Dans cet article, je soutenais que la lutte pour le pouvoir en cours au sein des murs léonins a ses racines dans un certain 'esprit du monde' qui a pénétré dans l'Eglise après le Concile Vatican II.
Je précisais qu'il ne fallait pas faire la confusion entre les hommes d'Eglise, avec leurs fragilités intellectuelles et morales enracinées dans les temps dans lesquels ils vivent, et l'Église elle-même, toujours pure, et sans tache de péché ou d'erreur.
Les objections qui m'ont été adressées se réduisent à deux arguments auxquels je vais essayer de répondre brièvement.
Le premier argument dit que, dans son histoire bimillénaire, l'Eglise a souvent connu des moments de difficulté et de crise, qui ne peuvent certes pas s'expliquer par le Concile Vatican II. Rappelons-nous, par exemple, la décadence des moeurs des papes de la Renaissance.
Il est facile pourtant d'argumenter que, cette décadence morale a elle aussi des racines intellectuelles, bien analysées par Ludwig von Pastor dans le premier volume de sa monumentale histoire des papes. De nombreux papes de cette époque ont tourné le dos à la réforme intégrale de l'Église à laquelle les exhortaient des saints comme Bernard de Sienne (1380-1444) et Antonin de Florence (1389-1459), pour embrasser les principes équivoques de l'humanisme.
Le premier «virage anthropologique» fut celui d'Erasme de Rotterdam(1469-1536) et de ses prédécesseurs et adeptes , qui, à travers les armes de la philologie, ont voulu liquider le culte des saints et des reliques, les indulgences, l'ascétisme monastique, les dévotions et traditions en général, théorisant l'introduction de la langue vernaculaire dans les livres et les cérémonies sacrées.
L’Opera omnia d'Érasme fut condamnée par la naissante Inquisition, mais il était déjà trop tard: Luther, faisant siennes les critiques des humanistes, avait renversé leur anthropocentrisme en primauté de l'Ecriture, qui toutefois se passait complètement de l'institution de l'Eglise .
Ce qui est important à souligner, c'est que, lorsque dans l'histoire de l'Eglise, on est confronté à une crise morale, quelle que soit l'époque où elle se produit, il faut toujours remonter à la crise intellectuelle qui l'accompagne ou la précède.
En ce sens, on ne peut pas ignorer les conséquences de cette authentique révolution dans la façon d'être de Église qu'a été le Concile Vatican II, entendu comme événement plutôt que comme magistère.
Ici se pose la deuxième objection, selon laquelle les causes de la crise actuelle de l'Eglise, que je ferais à tort remonter à Vatican II, doivent au contraire être attribués à une interprétation erronée et abusive de cet événement et de ses documents.

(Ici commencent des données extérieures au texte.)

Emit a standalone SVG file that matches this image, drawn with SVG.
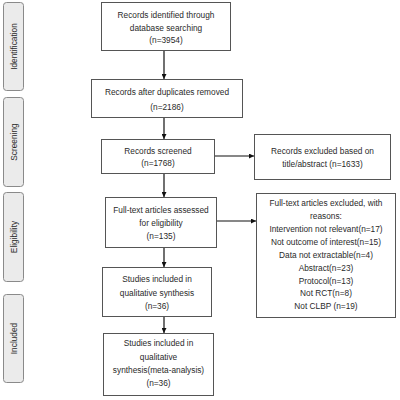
<svg xmlns="http://www.w3.org/2000/svg" width="400" height="400" viewBox="0 0 400 400">
<defs>
<marker id="ah" viewBox="0 0 10 10" refX="10" refY="5" markerWidth="5" markerHeight="5" orient="auto" markerUnits="userSpaceOnUse">
<path d="M0,0 L10,5 L0,10 z" fill="#111"/>
</marker>
<style>
.side{fill:#ebebeb;stroke:#8a8a8a;stroke-width:1}
.box{fill:#fff;stroke:#555;stroke-width:1}
text{font-family:"Liberation Sans",Arial,sans-serif;font-size:8.3px;fill:#2a2a2a;text-anchor:middle}
.lbl{font-size:8.3px}
.con{stroke:#111;stroke-width:1.2;fill:none;marker-end:url(#ah)}
</style>
</defs>
<rect width="400" height="400" fill="#fff"/>
<g id="stage-identification"><rect class="side" x="3.5" y="2.5" width="20" height="88" rx="3"/><text class="lbl" transform="translate(16.5,46.5) rotate(-90)">Identification</text></g>
<g id="stage-screening"><rect class="side" x="3.5" y="97.5" width="20" height="89" rx="3"/><text class="lbl" transform="translate(16.5,142) rotate(-90)">Screening</text></g>
<g id="stage-eligibility"><rect class="side" x="3.5" y="192.5" width="20" height="89" rx="3"/><text class="lbl" transform="translate(16.5,237) rotate(-90)">Eligibility</text></g>
<g id="stage-included"><rect class="side" x="3.5" y="294.5" width="20" height="88" rx="3"/><text class="lbl" transform="translate(16.5,338.5) rotate(-90)">Included</text></g>

<g id="n1"><rect class="box" x="101.5" y="2.5" width="129" height="48"/>
<text x="166" y="18">Records identified through</text><text x="166" y="30.5">database searching</text><text x="166" y="43">(n=3954)</text></g>
<g id="n2"><rect class="box" x="91.5" y="79.5" width="151" height="38"/>
<text x="167" y="95">Records after duplicates removed</text><text x="167" y="110">(n=2186)</text></g>
<g id="n3"><rect class="box" x="101.5" y="139.5" width="113" height="34"/>
<text x="158" y="154">Records screened</text><text x="158" y="166">(n=1768)</text></g>
<g id="n4"><rect class="box" x="105.5" y="197.5" width="111" height="50"/>
<text x="161" y="213">Full-text articles assessed</text><text x="161" y="226">for eligibility</text><text x="161" y="239">(n=135)</text></g>
<g id="n5"><rect class="box" x="102.5" y="267.5" width="109" height="49"/>
<text x="157" y="282">Studies included in</text><text x="157" y="295.5">qualitative synthesis</text><text x="157" y="309">(n=36)</text></g>
<g id="n6"><rect class="box" x="103.5" y="333.5" width="110" height="62"/>
<text x="158.5" y="346">Studies included in</text><text x="158.5" y="359.5">qualitative</text><text x="158.5" y="372.5">synthesis(meta-analysis)</text><text x="158.5" y="385.5">(n=36)</text></g>
<g id="n7"><rect class="box" x="254.5" y="134.5" width="136" height="45"/>
<text x="322.5" y="154">Records excluded based on</text><text x="322.5" y="166.5">title/abstract (n=1633)</text></g>
<g id="n8"><rect class="box" x="256.5" y="193.5" width="139" height="124"/>
<text x="326" y="206">Full-text articles excluded, with</text>
<text x="326" y="219">reasons:</text>
<text x="326" y="232">Intervention not relevant(n=17)</text>
<text x="326" y="245">Not outcome of interest(n=15)</text>
<text x="326" y="258">Data not extractable(n=4)</text>
<text x="326" y="270.5">Abstract(n=23)</text>
<text x="326" y="283.5">Protocol(n=13)</text>
<text x="326" y="296">Not RCT(n=8)</text>
<text x="326" y="309">Not CLBP (n=19)</text></g>

<g id="connectors">
<line class="con" x1="164" y1="51" x2="164" y2="79"/>
<line class="con" x1="164" y1="118" x2="164" y2="139"/>
<line class="con" x1="164" y1="174" x2="164" y2="197"/>
<line class="con" x1="164" y1="248" x2="164" y2="267"/>
<line class="con" x1="164" y1="317" x2="164" y2="333"/>
<line class="con" x1="215" y1="156" x2="254" y2="156"/>
<line class="con" x1="217" y1="221" x2="256" y2="221"/>
</g>
</svg>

Mais la première règle herméneutique, c'est celle que nous donne notre Seigneur dans l'Evangile, quand il dit que l'arbre sera reconnu à ses fruits (Matthieu 7, 17-20).
Aujourd'hui, les monastères ont été abandonnés, les vocations religieuses s'écroulent, la participation à la messe et aux sacrements a chuté; les librairies, les maisons d'édition, les journaux et les universités catholiques répandent l'erreur à pleines mains; le catéchisme orthodoxe n'est plus enseigné; Les curés et même les évêques se rebellent contre le Saint-Père; les fidèles catholiques du monde entier sont plongés dans la confusion religieuse et morale et Benoît XVI lui-même dans son homélie de la Pentecôte a parlé de la «Babel» dans lequel nous vivons.

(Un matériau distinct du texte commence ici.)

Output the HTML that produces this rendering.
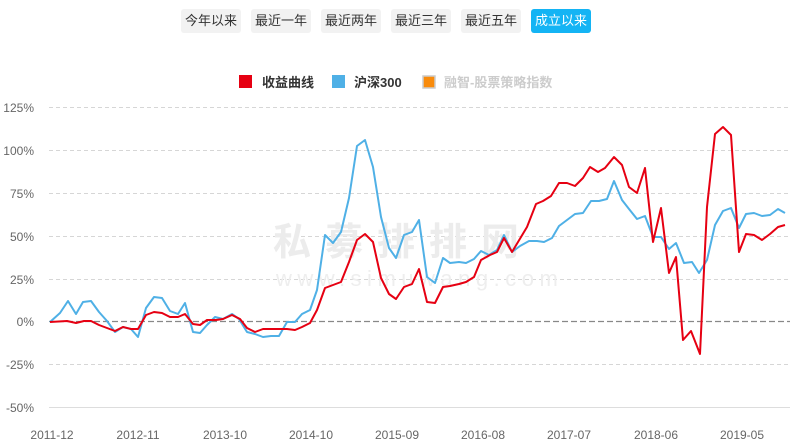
<!DOCTYPE html>
<html><head><meta charset="utf-8"><style>
body{margin:0;background:#fff;width:792px;height:443px;overflow:hidden;font-family:"Liberation Sans","Noto Sans CJK SC",sans-serif}
.b{position:absolute;top:9px;height:24px;width:60px;background:#f2f2f2;border-radius:3px;font-size:13px;color:#333;text-align:center;line-height:24px}
.a{background:#14b4f4;color:#fff}
</style></head><body>
<div class="b" style="left:181px">今年以来</div>
<div class="b" style="left:251px">最近一年</div>
<div class="b" style="left:321px">最近两年</div>
<div class="b" style="left:391px">最近三年</div>
<div class="b" style="left:461px">最近五年</div>
<div class="b a" style="left:531px">成立以来</div>
<svg width="792" height="443" style="position:absolute;left:0;top:0" font-family="Liberation Sans, Noto Sans CJK SC, sans-serif">
<rect x="239" y="75" width="13" height="13" fill="#e60012"/>
<text x="262" y="87" font-size="13" font-weight="bold" fill="#333">收益曲线</text>
<rect x="332" y="75" width="13" height="13" fill="#4fb0e6"/>
<text x="354" y="87" font-size="13" font-weight="bold" fill="#333">沪深300</text>
<rect x="423" y="76" width="12" height="12" fill="#f98b0b" stroke="#ccc" stroke-width="1.5"/>
<text x="444" y="87" font-size="13" font-weight="bold" fill="#ccc">融智-股票策略指数</text>
<g stroke="#d6d6d6" stroke-dasharray="4,3" stroke-width="1">
<line x1="49" x2="790" y1="107.5" y2="107.5"/><line x1="49" x2="790" y1="150.5" y2="150.5"/>
<line x1="49" x2="790" y1="193.5" y2="193.5"/><line x1="49" x2="790" y1="236.5" y2="236.5"/>
<line x1="49" x2="790" y1="279.5" y2="279.5"/><line x1="49" x2="790" y1="364.5" y2="364.5"/>
</g>
<line x1="49" x2="790" y1="407.5" y2="407.5" stroke="#ddd"/>
<text x="273" y="255" font-size="38" font-weight="bold" fill="#ececec" letter-spacing="14">私募排排网</text>
<text x="276" y="286" font-size="22" fill="#eeeeee" letter-spacing="5.5">www.simuwang.com</text>
<line x1="49" x2="790" y1="321.5" y2="321.5" stroke="#888" stroke-dasharray="6,3" stroke-width="1.2"/>
<g font-size="12" fill="#666" text-anchor="end">
<text x="34" y="112">125%</text><text x="34" y="155">100%</text><text x="34" y="198">75%</text>
<text x="34" y="241">50%</text><text x="34" y="284">25%</text><text x="34" y="326">0%</text>
<text x="34" y="369">-25%</text><text x="34" y="412">-50%</text>
</g>
<g font-size="12" fill="#666" text-anchor="middle">
<text x="52" y="439">2011-12</text><text x="138" y="439">2012-11</text><text x="225" y="439">2013-10</text>
<text x="311" y="439">2014-10</text><text x="397" y="439">2015-09</text><text x="483" y="439">2016-08</text>
<text x="569" y="439">2017-07</text><text x="656" y="439">2018-06</text><text x="742" y="439">2019-05</text>
</g>
<polyline fill="none" stroke="#4fb0e6" stroke-width="2" stroke-linejoin="round" points="50,322 60,313 68,301 76,314 83,302 91,301 99,312 107,321 115,332 123,327 131,329 138,337 146,308 154,297 162,298 170,311 178,314 185,303 193,332 200,333 207,325 215,317 223,319 232,314 239,319 247,332 255,334 263,337 271,336 279,336 287,322 295,322 302,314 310,310 317,290 325,235 333,243 341,232 349,198 357,146 365,140 373,167 381,217 389,248 396,258 404,235 412,232 419,220 427,277 435,283 443,258 450,263 459,262 466,263 474,259 481,251 489,255 497,250 504,235 512,252 520,246 529,241 537,241 544,242 552,238 559,226 567,220 575,214 583,213 591,201 599,201 607,199 614,181 622,200 629,209 637,219 645,216 653,237 661,237 669,249 676,243 684,263 692,262 699,273 707,260 715,225 723,211 731,208 739,228 746,214 754,213 762,216 770,215 778,209 785,213"/>
<polyline fill="none" stroke="#e60012" stroke-width="2" stroke-linejoin="round" points="50,322 67,321 76,323 84,321 91,321 99,325 107,328 115,331 123,327 131,329 138,329 146,315 154,312 162,313 170,317 178,317 185,314 193,324 200,325 207,320 216,320 223,319 232,315 240,319 247,328 255,332 263,329 271,329 279,329 287,329 295,330 302,327 310,323 317,310 325,288 333,285 341,282 349,262 357,240 365,234 373,242 381,278 389,294 396,299 404,287 412,284 419,269 427,302 435,303 443,287 450,286 459,284 466,282 474,277 481,260 490,255 497,252 504,238 512,252 527,227 536,204 543,201 551,196 559,183 567,183 575,186 583,178 590,167 598,172 605,168 614,157 622,165 629,187 637,193 645,168 653,242 661,208 669,273 676,257 683,340 691,331 700,354 707,207 715,134 723,127 731,135 739,252 746,234 754,235 762,240 770,234 778,227 785,225"/>
</svg>
</body></html>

Si tout cela n'a pas sa cause dans un certain «esprit du Concile» qui a envahi l'Eglise catholique au cours des cinquante dernières années, d'où tire-t-il son origine?
Et si ce ne sont pas les mauvais fruits du Concile, mais son interprétation erronée, quels sont les bons fruits de l'interprétation correcte du Concile?
Je ne veux pas nier l'existence de beaucoup de bonnes choses dans l'Église contemporaine. Je suis convaincu qu'avec l'aide de la grâce, nous voyons déjà les germes d'une renaissance. Mais qu'on me prouve que ces fruits bons et saints ont leur racine dans l'esprit du Concile, et non pas plutôt dans la sève de la tradition qui existait avant le Concile, et qui continue à couler dans les fibres du corps mystique du Christ, le nourrissant et le sanctifiant.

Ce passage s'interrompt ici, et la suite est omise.